Félix de Azúa
Iba yo a sorber plácidamente el té de las 17.30 cuando Radio Nacional me dejó de un aire, caí en una profundísima meditación y para cuando salí del ensimismamiento ya era la hora de cenar. Ensalada y foie.
Lo que me había abstraído eran los consejos que estaba dando un experto contratado por la emisora para instruir a los radioyentes en asuntos de vida cotidiana, autoayuda, felicidad conyugal, aceptación de sí mismo y otros ámbitos de la mayor importancia y en los que todos andamos faltos.
Decía el experto, Amador Cernuda, ese era su nombre, no lo olvidaré nunca, que hoy, a la hora de irnos a dormir, íbamos a enviar unos mensajes positivos al cerebro. “Vamos a enviar mensajes positivos al cerebro”, dijo. A lo que la directora del programa añadió, muy animosa, “¡Venga!”.
En este punto me olvidé del té y presté mucha atención. El experto dijo, con toda la razón del mundo, que “el cerebro no admite mensajes negativos”. Directora: “¡Claro que no!”. Y puso un ejemplo deslumbrante: si tú le dices al cerebro: “¡No pienses en un piano!”, de inmediato el cerebro se pone a pensar en un piano. “Así es, exacto”, dijo la directora. Lo probé, y en efecto, no sé yo cómo, pero me puse a pensar en un piano y aún no me lo he quitado de la cabeza por muchos mensajes positivos que le envío al cerebro en este sentido.
En consecuencia, dedujo el experto, si tratas de adelgazar no has de decirle al cerebro: “No quiero estar tan gordo”, sino todo lo contrario: “¡Cerebro!, ¡quiero estar aún más delgado!”. Sutileza. Hay que engañar al cerebro, que es un poco bobo. Por gordos que estemos, si el cerebro recibe un mensaje positivo nos adelgaza sin pausa porque, claro, él no puede vernos y no sabe si estamos gordos o flacos.
No es tan sencillo, no simplifiquemos. Me costaba un montón enviar mensajes positivos al cerebro sin usar el cerebro. Por mucho que repetía mis mensajes una y otra vez, todos me salían por el cerebro, y no servían de nada porque cuando llegaban al cerebro ya los conocía, y así no hay quien le engañe. ¿Cómo podía yo enviarle un mensaje positivo al cerebro desde fuera del cerebro? Esta es la cuestión.
Para cuando el té ya prácticamente se había evaporado, yo seguía cavilando quién era aquel yo sin cerebro que le enviaba mensajes positivos al cerebro de no se sabe quién ni en qué idioma. No obstante, le envié un mensaje positivo al cerebro y le dije que me estaba divirtiendo mucho pero que, por favor, apagara la radio con aquella gracia que le caracteriza. ¡Y así lo hizo! Lo del piano, no, pero la radio sí. ¡Cómo es, el cerebro!

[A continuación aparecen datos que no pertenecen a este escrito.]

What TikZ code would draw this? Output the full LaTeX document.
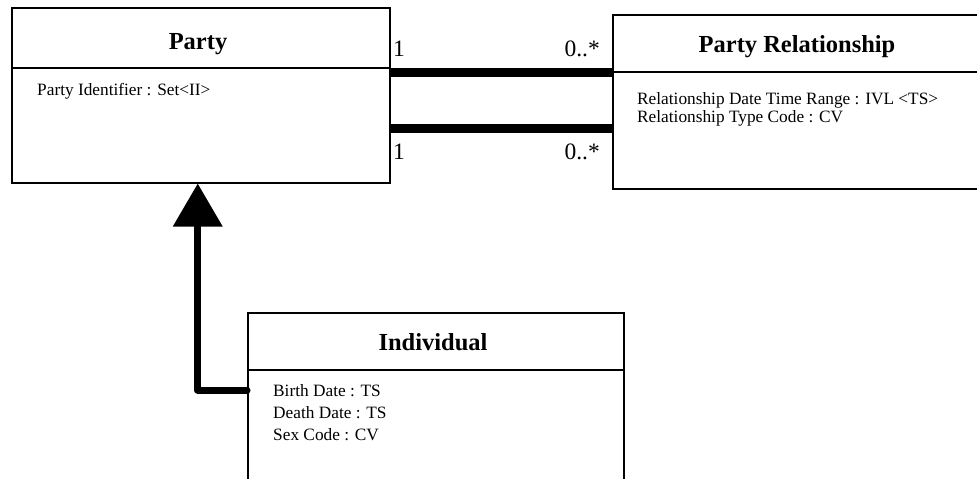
\documentclass[tikz,border=0pt]{standalone}
\usepackage{fontspec}
\setmainfont{Liberation Serif}
\usetikzlibrary{arrows.meta}
\tikzset{
  classbox/.style={draw=black, line width=1.5pt, anchor=north west, inner sep=0pt},
  divider/.style={draw=black, line width=1.5pt},
  ctitle/.style={anchor=base, inner sep=0pt, font=\fontsize{24.5}{28}\selectfont\bfseries},
  attr/.style={anchor=base west, inner sep=0pt, font=\fontsize{17.3}{19}\selectfont},
  mult/.style={inner sep=0pt, font=\fontsize{23.5}{26}\selectfont},
  assoc/.style={draw=black, line width=9pt, line cap=butt},
  gen/.style={draw=black, line width=7pt, line cap=round, line join=round,
    -{Triangle[length=43pt,width=48pt]}},
}
\begin{document}
\begin{tikzpicture}[x=1pt,y=-1pt]
\useasboundingbox (0,0) rectangle (977,479);
% Party
\node[classbox, minimum width=378pt, minimum height=175pt] (party) at (11,7) {};
\draw[divider] ([yshift=-61pt]party.north west) -- ([yshift=-61pt]party.north east);
\node[ctitle] (partyT) at (198,49) {Party};
\node[attr] (partyA1) at (37,95) {Party Identifier : Set<II>};
% Party Relationship
\node[classbox, minimum width=370pt, minimum height=174pt] (prel) at (612,14) {};
\draw[divider] ([yshift=-58pt]prel.north west) -- ([yshift=-58pt]prel.north east);
\node[ctitle] (prelT) at (797,52) {Party Relationship};
\node[attr] (prelA1) at (637,104.5) {Relationship Date Time Range : IVL <TS>};
\node[attr] (prelA2) at (637,122.5) {Relationship Type Code : CV};
% Individual
\node[classbox, minimum width=376pt, minimum height=200pt] (ind) at (247,312) {};
\draw[divider] ([yshift=-58pt]ind.north west) -- ([yshift=-58pt]ind.north east);
\node[ctitle] (indT) at (433,350) {Individual};
\node[attr] (indA1) at (273,396.5) {Birth Date : TS};
\node[attr] (indA2) at (273,418.5) {Death Date : TS};
\node[attr] (indA3) at (273,440.5) {Sex Code : CV};
% associations
\draw[assoc] (party.east |- 0,72) -- (prel.west |- 0,72);
\draw[assoc] (party.east |- 0,128) -- (prel.west |- 0,128);
\node[mult, anchor=base west] (m1a) at (393,56) {1};
\node[mult, anchor=base east] (m1b) at (600,56) {0..*};
\node[mult, anchor=base west] (m2a) at (393,159) {1};
\node[mult, anchor=base east] (m2b) at (600,159) {0..*};
% generalization
\draw[gen] ([yshift=-78pt]ind.north west) -| ([xshift=-3pt]party.south);
\end{tikzpicture}
\end{document}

Un poco más tarde, leyendo la prensa del día antes de dormir, momento supremo, me topé con otro asunto de cerebro sin cuerpo, o de yo sin cerebro. En este caso, sin pito, que en general no es lo mismo, pero vale. Según la prensa diaria, un caballero había pedido que le extirparan el pene que le había sido implantado meses antes, rotundo ejemplar de un pobre chico recién muerto, porque, decía el atribulado, “no lo siento mío”. O sea, que se movía por su propia cuenta y sin consultarle, a él.
Su señora estaba de acuerdo. Al parecer el pene respondía tan delicada y sutilmente a los arrumacos de la dama que la pareja, viéndolo animado y jubiloso, más contento que unas pascuas, se había aterrorizado. Ella venía a decir que era como si la violara el muchacho muerto. Los doctores, comprensivos, han aliviado al caballero de su aditamento.
Si esta pareja hubiera escuchado Radio Nacional de España el día 19 de septiembre, sabría que todo este embrollo se debe a los mensajes negativos que le han enviado al cerebro, no importa el de quién, al cerebro y punto. En lugar de decirle que se las arreglara con el pene de un muerto deberían haberle felicitado por su inesperada resurrección. “¡Hay que ver cómo te pones, cerebro mío, qué salvajada, muy agradecidos!”. Estos son los mensajes que hay que enviar, positivos.
Sin embargo, atención, no siempre funciona, yo, por ejemplo, sigo con el dichoso piano en la cabeza.